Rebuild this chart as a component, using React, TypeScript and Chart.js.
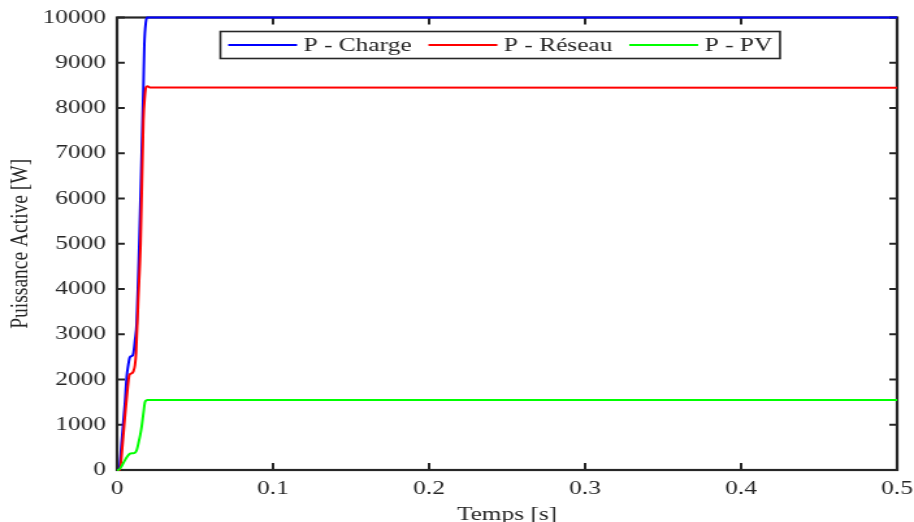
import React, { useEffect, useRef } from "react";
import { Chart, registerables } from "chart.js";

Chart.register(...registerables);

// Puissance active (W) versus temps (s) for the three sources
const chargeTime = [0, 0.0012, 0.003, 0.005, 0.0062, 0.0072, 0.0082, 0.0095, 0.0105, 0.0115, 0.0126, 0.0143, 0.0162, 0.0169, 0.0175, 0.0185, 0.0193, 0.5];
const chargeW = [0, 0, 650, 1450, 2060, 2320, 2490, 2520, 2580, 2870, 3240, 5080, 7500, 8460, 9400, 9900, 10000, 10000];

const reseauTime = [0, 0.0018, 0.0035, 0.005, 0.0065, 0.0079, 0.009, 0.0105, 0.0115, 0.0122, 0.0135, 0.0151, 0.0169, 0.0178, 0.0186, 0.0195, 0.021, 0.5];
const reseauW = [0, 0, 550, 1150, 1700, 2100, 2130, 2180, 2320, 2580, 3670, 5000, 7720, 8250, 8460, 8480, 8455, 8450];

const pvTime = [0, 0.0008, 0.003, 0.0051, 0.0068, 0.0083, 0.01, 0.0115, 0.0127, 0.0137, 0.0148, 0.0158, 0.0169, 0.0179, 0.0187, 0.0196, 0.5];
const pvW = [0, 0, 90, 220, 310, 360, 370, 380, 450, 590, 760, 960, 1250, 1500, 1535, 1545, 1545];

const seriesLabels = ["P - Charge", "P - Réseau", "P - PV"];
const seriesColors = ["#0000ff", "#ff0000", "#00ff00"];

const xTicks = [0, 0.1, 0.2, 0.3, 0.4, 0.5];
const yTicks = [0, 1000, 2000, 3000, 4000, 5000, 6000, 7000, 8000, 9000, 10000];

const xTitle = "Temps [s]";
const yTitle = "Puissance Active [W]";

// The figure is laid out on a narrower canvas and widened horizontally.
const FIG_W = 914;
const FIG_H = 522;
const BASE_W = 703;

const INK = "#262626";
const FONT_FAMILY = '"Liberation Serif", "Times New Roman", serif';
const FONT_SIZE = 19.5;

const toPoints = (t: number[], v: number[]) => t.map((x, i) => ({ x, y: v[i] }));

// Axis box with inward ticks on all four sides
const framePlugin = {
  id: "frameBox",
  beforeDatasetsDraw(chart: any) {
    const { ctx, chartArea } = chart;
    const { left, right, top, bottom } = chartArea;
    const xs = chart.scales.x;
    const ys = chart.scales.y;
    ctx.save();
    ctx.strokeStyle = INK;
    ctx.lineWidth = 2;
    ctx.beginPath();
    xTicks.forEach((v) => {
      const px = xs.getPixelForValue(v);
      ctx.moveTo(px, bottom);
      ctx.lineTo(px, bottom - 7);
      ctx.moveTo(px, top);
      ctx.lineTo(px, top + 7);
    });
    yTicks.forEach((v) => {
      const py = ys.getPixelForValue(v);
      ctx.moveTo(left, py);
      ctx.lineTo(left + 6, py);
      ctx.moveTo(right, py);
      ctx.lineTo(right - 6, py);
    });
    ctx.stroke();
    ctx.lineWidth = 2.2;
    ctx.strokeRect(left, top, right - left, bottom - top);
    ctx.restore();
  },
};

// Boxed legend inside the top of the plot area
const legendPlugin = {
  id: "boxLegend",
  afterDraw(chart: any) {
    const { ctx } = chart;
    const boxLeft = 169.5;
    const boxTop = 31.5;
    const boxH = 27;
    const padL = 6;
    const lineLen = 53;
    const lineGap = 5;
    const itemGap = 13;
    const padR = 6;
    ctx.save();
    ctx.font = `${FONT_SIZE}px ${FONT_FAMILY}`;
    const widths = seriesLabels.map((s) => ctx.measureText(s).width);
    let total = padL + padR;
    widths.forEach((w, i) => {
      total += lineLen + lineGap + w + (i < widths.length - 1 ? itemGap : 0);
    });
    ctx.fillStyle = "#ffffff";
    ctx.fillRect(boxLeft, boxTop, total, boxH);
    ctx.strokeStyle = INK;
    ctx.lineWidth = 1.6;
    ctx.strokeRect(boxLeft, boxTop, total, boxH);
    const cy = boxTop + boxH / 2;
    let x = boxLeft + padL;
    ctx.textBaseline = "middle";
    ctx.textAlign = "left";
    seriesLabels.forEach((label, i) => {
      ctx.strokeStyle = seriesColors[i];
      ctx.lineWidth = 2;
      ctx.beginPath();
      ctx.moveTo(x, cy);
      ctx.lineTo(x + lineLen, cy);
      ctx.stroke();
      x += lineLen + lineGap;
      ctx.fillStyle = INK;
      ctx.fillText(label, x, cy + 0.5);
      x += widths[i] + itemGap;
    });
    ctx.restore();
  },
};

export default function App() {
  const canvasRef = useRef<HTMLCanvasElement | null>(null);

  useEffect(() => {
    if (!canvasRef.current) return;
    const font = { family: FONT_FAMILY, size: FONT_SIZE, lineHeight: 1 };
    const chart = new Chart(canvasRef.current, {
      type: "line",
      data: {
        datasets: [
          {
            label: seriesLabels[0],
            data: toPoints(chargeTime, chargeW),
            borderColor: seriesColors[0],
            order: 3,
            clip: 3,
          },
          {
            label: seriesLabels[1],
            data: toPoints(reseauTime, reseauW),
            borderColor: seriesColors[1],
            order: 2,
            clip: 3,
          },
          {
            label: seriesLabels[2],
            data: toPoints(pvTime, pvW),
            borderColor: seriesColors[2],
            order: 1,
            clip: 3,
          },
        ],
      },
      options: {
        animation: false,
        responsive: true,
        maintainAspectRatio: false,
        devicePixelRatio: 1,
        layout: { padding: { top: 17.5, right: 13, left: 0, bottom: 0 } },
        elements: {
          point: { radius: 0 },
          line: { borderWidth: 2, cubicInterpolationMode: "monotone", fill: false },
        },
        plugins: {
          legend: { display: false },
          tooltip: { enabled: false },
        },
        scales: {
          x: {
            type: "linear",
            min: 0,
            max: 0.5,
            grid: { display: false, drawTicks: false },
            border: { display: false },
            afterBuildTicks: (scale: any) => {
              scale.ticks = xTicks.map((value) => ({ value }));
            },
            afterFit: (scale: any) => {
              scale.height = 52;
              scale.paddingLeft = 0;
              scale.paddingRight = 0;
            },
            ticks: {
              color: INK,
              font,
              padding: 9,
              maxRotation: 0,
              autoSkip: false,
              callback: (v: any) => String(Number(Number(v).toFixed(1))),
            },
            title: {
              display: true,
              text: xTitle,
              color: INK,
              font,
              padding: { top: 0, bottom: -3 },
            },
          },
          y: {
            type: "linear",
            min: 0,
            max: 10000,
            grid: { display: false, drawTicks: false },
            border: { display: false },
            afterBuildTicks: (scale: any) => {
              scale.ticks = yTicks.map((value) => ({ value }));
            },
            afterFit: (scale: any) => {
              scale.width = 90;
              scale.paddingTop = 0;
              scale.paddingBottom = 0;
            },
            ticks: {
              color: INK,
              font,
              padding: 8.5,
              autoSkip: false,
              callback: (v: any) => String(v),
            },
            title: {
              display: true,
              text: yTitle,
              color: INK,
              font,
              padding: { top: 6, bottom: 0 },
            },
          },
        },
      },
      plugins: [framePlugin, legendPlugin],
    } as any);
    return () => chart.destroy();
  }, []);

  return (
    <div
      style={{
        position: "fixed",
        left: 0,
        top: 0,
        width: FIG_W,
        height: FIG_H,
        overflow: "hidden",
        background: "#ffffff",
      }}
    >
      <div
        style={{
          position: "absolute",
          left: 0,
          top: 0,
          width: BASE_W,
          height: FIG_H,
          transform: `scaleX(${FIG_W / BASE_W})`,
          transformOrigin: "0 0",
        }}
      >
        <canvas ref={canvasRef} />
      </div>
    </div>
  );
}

# # # # # # #

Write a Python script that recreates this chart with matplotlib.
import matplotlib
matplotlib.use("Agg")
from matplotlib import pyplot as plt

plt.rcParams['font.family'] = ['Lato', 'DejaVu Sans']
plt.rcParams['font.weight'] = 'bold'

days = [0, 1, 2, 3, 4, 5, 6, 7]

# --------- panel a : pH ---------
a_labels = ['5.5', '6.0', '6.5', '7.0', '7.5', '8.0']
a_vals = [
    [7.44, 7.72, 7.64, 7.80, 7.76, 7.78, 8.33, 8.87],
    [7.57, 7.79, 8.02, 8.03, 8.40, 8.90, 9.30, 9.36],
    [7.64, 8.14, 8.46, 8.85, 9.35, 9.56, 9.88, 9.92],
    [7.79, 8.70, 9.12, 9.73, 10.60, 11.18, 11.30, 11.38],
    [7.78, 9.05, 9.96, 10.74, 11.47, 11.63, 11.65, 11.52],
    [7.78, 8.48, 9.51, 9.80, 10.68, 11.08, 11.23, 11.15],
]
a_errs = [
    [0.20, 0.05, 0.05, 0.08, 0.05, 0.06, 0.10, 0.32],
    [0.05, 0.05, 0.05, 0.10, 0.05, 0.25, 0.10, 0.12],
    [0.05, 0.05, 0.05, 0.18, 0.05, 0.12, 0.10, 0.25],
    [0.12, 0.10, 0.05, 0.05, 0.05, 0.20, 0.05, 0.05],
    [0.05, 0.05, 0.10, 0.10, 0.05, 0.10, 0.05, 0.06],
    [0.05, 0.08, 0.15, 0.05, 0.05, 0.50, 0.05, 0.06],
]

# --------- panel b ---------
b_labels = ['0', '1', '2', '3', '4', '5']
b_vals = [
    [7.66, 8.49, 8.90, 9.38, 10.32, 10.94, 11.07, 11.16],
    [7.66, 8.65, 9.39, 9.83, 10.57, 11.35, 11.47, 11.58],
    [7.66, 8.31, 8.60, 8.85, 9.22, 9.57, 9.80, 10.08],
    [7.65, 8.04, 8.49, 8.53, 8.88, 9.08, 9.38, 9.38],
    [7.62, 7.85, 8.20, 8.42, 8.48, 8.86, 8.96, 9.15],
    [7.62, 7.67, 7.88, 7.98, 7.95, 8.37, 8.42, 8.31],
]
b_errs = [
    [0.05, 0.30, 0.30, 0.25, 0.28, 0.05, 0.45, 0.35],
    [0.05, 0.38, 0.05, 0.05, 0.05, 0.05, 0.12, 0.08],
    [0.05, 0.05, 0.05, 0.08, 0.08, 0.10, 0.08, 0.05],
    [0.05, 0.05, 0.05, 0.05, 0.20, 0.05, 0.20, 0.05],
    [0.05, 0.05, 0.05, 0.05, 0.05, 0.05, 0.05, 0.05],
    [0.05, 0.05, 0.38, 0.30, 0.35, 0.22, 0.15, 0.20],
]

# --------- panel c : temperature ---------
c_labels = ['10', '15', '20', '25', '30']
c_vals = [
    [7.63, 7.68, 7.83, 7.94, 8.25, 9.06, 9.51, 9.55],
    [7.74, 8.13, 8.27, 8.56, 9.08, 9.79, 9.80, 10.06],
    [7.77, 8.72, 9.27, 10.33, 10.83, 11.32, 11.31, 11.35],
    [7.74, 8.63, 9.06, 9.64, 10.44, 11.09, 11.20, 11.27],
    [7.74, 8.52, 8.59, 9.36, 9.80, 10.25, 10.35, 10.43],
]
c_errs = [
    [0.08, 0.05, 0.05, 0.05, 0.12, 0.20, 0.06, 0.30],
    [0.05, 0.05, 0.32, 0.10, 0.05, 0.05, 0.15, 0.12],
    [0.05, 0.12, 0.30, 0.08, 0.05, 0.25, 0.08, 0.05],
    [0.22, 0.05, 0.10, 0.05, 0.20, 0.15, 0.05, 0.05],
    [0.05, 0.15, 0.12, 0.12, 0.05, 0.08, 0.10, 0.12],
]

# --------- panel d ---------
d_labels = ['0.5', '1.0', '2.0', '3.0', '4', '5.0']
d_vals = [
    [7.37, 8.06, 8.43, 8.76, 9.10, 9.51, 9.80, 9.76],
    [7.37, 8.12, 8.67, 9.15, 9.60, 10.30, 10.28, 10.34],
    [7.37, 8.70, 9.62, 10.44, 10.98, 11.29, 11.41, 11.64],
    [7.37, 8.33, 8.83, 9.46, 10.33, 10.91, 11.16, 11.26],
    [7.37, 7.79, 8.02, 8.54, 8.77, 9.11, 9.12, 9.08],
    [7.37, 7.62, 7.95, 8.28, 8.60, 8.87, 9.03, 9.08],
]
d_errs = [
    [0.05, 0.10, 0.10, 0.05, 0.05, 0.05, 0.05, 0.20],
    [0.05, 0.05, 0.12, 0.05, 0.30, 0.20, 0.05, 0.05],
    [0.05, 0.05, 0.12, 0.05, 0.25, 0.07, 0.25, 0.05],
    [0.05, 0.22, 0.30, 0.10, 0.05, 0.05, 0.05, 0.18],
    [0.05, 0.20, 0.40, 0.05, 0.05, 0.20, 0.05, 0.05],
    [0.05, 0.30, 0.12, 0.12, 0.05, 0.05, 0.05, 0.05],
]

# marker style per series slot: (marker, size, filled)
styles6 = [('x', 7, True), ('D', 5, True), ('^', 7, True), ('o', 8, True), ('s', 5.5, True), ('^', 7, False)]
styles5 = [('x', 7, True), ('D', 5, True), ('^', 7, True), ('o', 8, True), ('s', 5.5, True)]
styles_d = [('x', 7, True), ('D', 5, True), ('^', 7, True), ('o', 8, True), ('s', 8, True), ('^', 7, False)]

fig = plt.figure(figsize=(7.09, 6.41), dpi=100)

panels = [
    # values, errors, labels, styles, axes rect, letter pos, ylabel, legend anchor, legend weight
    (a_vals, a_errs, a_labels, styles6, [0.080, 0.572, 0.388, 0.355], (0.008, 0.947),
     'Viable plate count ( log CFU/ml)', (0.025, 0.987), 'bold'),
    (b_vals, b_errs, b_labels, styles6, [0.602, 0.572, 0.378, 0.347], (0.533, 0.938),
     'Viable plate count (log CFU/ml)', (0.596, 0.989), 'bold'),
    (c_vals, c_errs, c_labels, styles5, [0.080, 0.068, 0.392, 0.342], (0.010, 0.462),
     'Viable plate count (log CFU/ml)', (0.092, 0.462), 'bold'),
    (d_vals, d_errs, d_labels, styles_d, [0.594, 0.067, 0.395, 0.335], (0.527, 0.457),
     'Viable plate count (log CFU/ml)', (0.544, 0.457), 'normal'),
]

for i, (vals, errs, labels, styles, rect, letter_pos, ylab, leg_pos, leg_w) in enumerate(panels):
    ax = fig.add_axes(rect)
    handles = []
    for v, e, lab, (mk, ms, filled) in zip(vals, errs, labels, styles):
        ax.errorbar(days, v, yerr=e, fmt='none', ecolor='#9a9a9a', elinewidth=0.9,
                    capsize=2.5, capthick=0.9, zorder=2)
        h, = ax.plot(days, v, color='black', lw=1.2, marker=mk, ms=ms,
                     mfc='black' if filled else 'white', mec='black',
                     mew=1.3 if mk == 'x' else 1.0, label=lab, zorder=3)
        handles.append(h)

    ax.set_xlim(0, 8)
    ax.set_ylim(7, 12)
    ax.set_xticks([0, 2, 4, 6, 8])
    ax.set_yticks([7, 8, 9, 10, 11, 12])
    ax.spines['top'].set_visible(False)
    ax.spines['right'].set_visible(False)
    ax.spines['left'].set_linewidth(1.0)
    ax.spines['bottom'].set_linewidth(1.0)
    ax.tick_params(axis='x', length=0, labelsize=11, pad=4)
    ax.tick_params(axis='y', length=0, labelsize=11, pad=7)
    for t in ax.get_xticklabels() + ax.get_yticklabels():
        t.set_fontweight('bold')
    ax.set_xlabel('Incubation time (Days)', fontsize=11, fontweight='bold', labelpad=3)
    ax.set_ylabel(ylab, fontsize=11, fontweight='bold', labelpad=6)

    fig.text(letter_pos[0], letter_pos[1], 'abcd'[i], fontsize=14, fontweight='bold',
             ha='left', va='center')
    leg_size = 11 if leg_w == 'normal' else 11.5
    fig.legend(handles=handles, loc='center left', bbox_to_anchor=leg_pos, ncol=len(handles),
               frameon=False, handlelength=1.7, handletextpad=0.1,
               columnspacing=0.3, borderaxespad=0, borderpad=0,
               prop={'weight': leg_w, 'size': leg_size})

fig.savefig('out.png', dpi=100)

# # # # # # #

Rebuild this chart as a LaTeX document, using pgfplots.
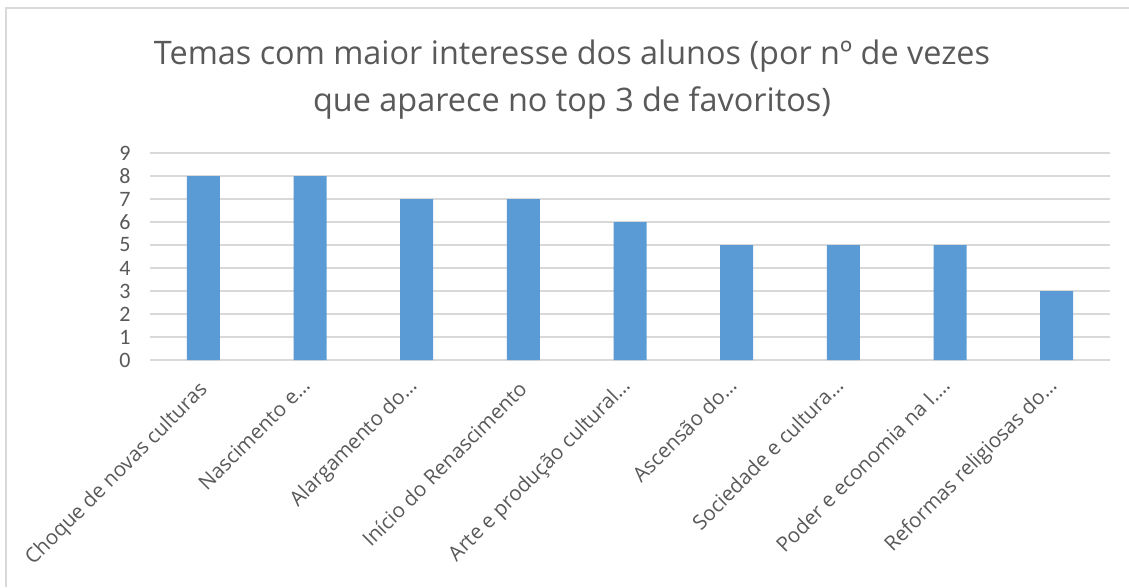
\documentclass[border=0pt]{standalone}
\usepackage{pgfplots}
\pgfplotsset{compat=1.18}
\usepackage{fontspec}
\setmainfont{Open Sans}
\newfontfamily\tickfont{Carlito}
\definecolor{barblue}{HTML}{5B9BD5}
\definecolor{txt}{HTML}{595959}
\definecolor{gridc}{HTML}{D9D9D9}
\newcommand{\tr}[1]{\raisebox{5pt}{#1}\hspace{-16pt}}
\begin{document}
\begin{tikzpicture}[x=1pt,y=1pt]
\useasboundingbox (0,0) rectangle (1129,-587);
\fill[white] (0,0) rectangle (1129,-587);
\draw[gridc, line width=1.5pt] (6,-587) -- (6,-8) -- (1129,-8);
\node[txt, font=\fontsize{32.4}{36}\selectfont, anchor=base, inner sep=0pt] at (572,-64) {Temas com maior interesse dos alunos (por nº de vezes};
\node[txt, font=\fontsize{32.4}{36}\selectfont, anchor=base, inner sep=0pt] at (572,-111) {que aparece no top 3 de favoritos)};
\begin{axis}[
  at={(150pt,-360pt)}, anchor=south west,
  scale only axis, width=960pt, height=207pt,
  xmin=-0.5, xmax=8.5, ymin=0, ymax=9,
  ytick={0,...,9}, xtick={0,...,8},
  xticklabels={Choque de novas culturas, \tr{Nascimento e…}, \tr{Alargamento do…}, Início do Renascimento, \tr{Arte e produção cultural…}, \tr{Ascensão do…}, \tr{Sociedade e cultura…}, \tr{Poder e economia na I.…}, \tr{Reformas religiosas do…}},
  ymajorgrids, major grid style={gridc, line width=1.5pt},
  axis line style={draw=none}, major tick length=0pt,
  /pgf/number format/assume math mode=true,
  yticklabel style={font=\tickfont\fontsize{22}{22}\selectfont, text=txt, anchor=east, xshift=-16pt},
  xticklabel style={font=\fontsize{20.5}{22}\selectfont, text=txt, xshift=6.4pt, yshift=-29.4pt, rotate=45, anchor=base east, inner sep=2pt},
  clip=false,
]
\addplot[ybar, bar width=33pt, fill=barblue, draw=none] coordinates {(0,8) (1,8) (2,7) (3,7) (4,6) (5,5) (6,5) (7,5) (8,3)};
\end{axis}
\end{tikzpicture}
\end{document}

# # # # # # #

Only the lines from the one with "Rebuild this chart as a component, using" through the one with "const toPoints = (t: number[], v: number[])" belong in your copy; retype them exactly and drop any pictures.

Rebuild this chart as a component, using React, TypeScript and Chart.js.
import React, { useEffect, useRef } from "react";
import { Chart, registerables } from "chart.js";

Chart.register(...registerables);

// Puissance active (W) versus temps (s) for the three sources
const chargeTime = [0, 0.0012, 0.003, 0.005, 0.0062, 0.0072, 0.0082, 0.0095, 0.0105, 0.0115, 0.0126, 0.0143, 0.0162, 0.0169, 0.0175, 0.0185, 0.0193, 0.5];
const chargeW = [0, 0, 650, 1450, 2060, 2320, 2490, 2520, 2580, 2870, 3240, 5080, 7500, 8460, 9400, 9900, 10000, 10000];

const reseauTime = [0, 0.0018, 0.0035, 0.005, 0.0065, 0.0079, 0.009, 0.0105, 0.0115, 0.0122, 0.0135, 0.0151, 0.0169, 0.0178, 0.0186, 0.0195, 0.021, 0.5];
const reseauW = [0, 0, 550, 1150, 1700, 2100, 2130, 2180, 2320, 2580, 3670, 5000, 7720, 8250, 8460, 8480, 8455, 8450];

const pvTime = [0, 0.0008, 0.003, 0.0051, 0.0068, 0.0083, 0.01, 0.0115, 0.0127, 0.0137, 0.0148, 0.0158, 0.0169, 0.0179, 0.0187, 0.0196, 0.5];
const pvW = [0, 0, 90, 220, 310, 360, 370, 380, 450, 590, 760, 960, 1250, 1500, 1535, 1545, 1545];

const seriesLabels = ["P - Charge", "P - Réseau", "P - PV"];
const seriesColors = ["#0000ff", "#ff0000", "#00ff00"];

const xTicks = [0, 0.1, 0.2, 0.3, 0.4, 0.5];
const yTicks = [0, 1000, 2000, 3000, 4000, 5000, 6000, 7000, 8000, 9000, 10000];

const xTitle = "Temps [s]";
const yTitle = "Puissance Active [W]";

// The figure is laid out on a narrower canvas and widened horizontally.
const FIG_W = 914;
const FIG_H = 522;
const BASE_W = 703;

const INK = "#262626";
const FONT_FAMILY = '"Liberation Serif", "Times New Roman", serif';
const FONT_SIZE = 19.5;

const toPoints = (t: number[], v: number[]) => t.map((x, i) => ({ x, y: v[i] }));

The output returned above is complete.